The problem is this: e-mail (SMTP/POP3/IMAP/what-have-you) is an ancient, simple protocol originally intended for sending plaintext messages in a trusted network. Using it for sending or receiving large amounts of binary data across today's Internet is a bolted-on hack, completely different from the original use case, and it performs rather miserably in this role.
When you attach a file to the e-mail, it gets base64-encoded, which increases its size by 1/3. Thus, your 1 GB file becomes another 300 MB larger; also, there is no built-in compression to the download protocol, thus no way to speed up the transfer (and in some cases (SMTP for sending,POP3 for receiving), even no way to resume a broken transfer - connection broke at 1.2 GB? Sorry, you need to re-transmit it all again). Moreover, SMTP is a store-and-forward protocol. Guess what? Yup, that 1.3 GB file needs to be copied across multiple servers; cue unbounded happiness from the mail server admins.

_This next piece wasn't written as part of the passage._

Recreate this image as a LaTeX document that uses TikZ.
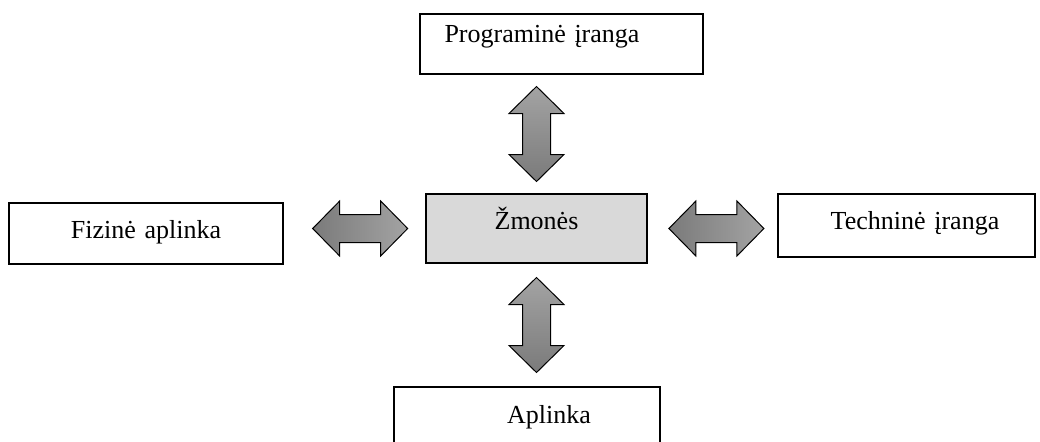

This was a problem in the 1990s, when there was no useful alternative (FTP? HTTP/1.0? Puh-leeze); but in the glorious year 2011, with various ways of seamlessly up/downloading data to/from the cloud (e.g. Dropbox, Ubuntu One, Amazon S3, to name the most known), the excuse of "there's no other useful way to do this" is not true any more.
Note also that not everyone is on a 100 Mbit link to the Internet - e.g. mobile and smartphone; not every mail client is capable of downloading only the headers (e.g. POP3 is still in much use), and not every user is willing to download the 20 inevitable "look at this funneh 1 GB video" e-mails per week that will appear (people will send as large files as the system will let them; and yes, there is something like FUP with most ISPs).
TL;DR: while it would be technically possible to do such things as e-mailing a 1GB file, it would also be technically possible to pound in a nail using a screwdriver - it's just not a good way to do it, as there are tools that are more suitable for such tasks.